SUB: What were the first steps you took in establishing the company?
Palacio: I started learning to develop for mobile. I had an Android back then, so I built a quick prototype to see how things worked. I was surprised of how easy it was. One or two months later we had a prototype that was much better than everything that was out there. That’s when I decided to go full-time.
SUB: How did you come up with the name? What is the story or meaning behind it?
Palacio: I wish I could say I though the name first and then built the company. The reality is that I didn’t have much money back then—maybe $5,000 or so in total—but I wanted a good domain name. So I just went to a domain auction site, because it’s impossible to find a non-registered domain these days, and typed ‘Auth.’ There were a bunch of domains being auctioned, but almost all above $5,000. That was more than my total budget for the whole company. Eventually I saw Authy.com for $650, so I just jumped at it.

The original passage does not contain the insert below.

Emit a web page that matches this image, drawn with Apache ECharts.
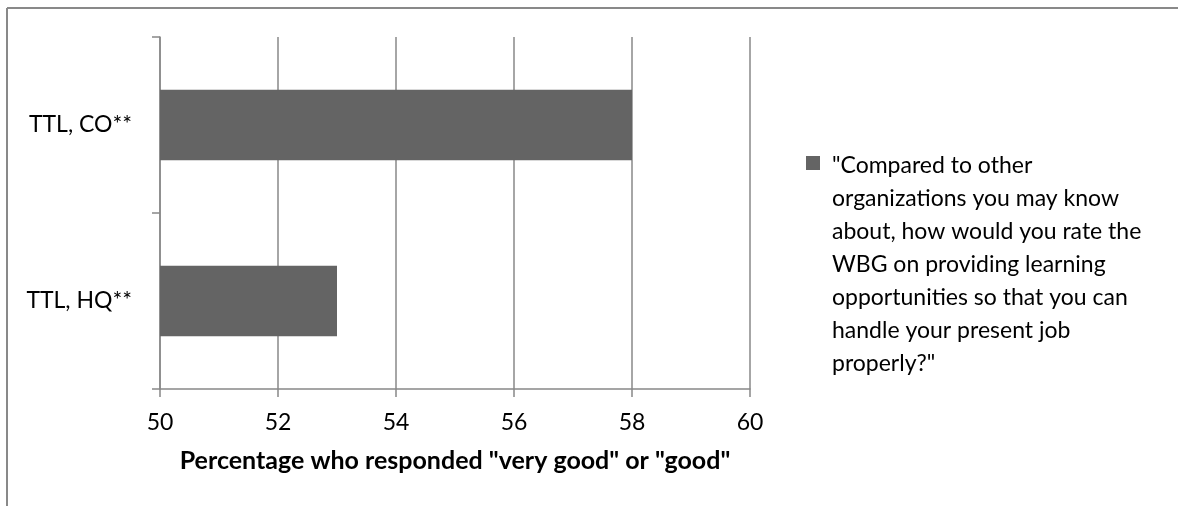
<!DOCTYPE html>
<html>
<head>
<meta charset="utf-8">
<script src="https://cdn.jsdelivr.net/npm/echarts@6/dist/echarts.min.js"></script>
<style>
html,body{margin:0;padding:0;background:#fff;}
#c{width:1178px;height:506px;}
</style>
</head>
<body>
<div id="c"></div>
<script>
const categories = ['TTL, HQ**', 'TTL, CO**'];
const values = [53, 58];
const seriesName = '"Compared to other organizations you may know about, how would you rate the WBG on providing learning opportunities so that you can handle your present job properly?"';
const legendLines = ['"Compared to other', 'organizations you may know', 'about, how would you rate the', 'WBG on providing learning', 'opportunities so that you can', 'handle your present job', 'properly?"'];
const xTicks = {min: 50, max: 60, interval: 2};
const xTitle = 'Percentage who responded "very good" or "good"';

const FONT = 'Lato';
const chart = echarts.init(document.getElementById('c'));
chart.setOption({
  animation: false,
  backgroundColor: '#fff',
  textStyle: {fontFamily: FONT},
  grid: {left: 160, right: 428, top: 37, bottom: 117},
  graphic: [
    {type: 'line', shape: {x1: 7, y1: 8, x2: 1178, y2: 8}, style: {stroke: '#898989', lineWidth: 2}},
    {type: 'line', shape: {x1: 7, y1: 8, x2: 7, y2: 506}, style: {stroke: '#898989', lineWidth: 2}}
  ],
  legend: {
    left: 806, top: 149, padding: 0,
    orient: 'vertical',
    itemWidth: 14, itemHeight: 231,
    icon: 'path://M0,7 L14,7 L14,21 L0,21 Z M0,0 L0.001,0 Z M0,231 L0.001,231 Z',
    formatter: () => legendLines.join('\n'),
    textStyle: {fontFamily: FONT, fontSize: 23, color: '#000', lineHeight: 33, padding: [0, 0, 0, 7]},
    data: [seriesName]
  },
  xAxis: {
    type: 'value', min: xTicks.min, max: xTicks.max, interval: xTicks.interval,
    axisLine: {show: true, lineStyle: {color: '#888', width: 1.5}},
    axisTick: {show: true, length: 8, lineStyle: {color: '#888', width: 1.5}},
    splitLine: {show: true, lineStyle: {color: '#888', width: 1.5}},
    axisLabel: {color: '#000', fontSize: 23, margin: 22, fontFamily: FONT},
    name: xTitle, nameLocation: 'middle', nameGap: 59,
    nameTextStyle: {color: '#000', fontSize: 25, fontWeight: 'bold', fontFamily: FONT}
  },
  yAxis: {
    type: 'category', data: categories,
    axisLine: {show: true, lineStyle: {color: '#888', width: 1.5}},
    axisTick: {show: true, length: 8, lineStyle: {color: '#888', width: 1.5}},
    splitLine: {show: false},
    axisLabel: {color: '#000', fontSize: 23, margin: 28, fontFamily: FONT}
  },
  series: [{
    name: seriesName, type: 'bar', data: values,
    barCategoryGap: '60%',
    itemStyle: {color: '#646464'}
  }]
});
</script>
</body>
</html>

SUB: What have the most significant challenges been so far to building the company?
Palacio: The first few months it was just keeping it alive with no budget. That was a really hard time.
Eventually we got into Y Combinator and it was a really nice time, but once we finished we went back to the real world. I’ve always been a good engineer, so the technical part has been fairly easy. Sales and marketing have been the most challenging so far, but we’ve now brought some really good people to handle those. Lately the biggest challenge has been dealing with people and maintaining everyone happy and motivated.
SUB: How do you generate revenue or plan to generate revenue?
Palacio: We’ve always charged for the usage of the API. We’ve been lucky because people never expect to get two-factor authentication free, so we’ve always been able to charge.
SUB: What are your goals for Authy over the next year or so?
Palacio: Our goal is to show that it’s possible to kill the password. I think we’ve never been so close. Today more than one million people use Authy as a second factor of authentication; but it’s really a strong factor, making passwords less relevant.
Next year, we’re going to really start showing that you don’t need passwords at all—we want to really start the process of killing it. We know it’s going to take many years, but if we can show that you can have a secure and easy experience on a large scale without passwords, that would be game changer. Once we prove that, I think there’s no way back.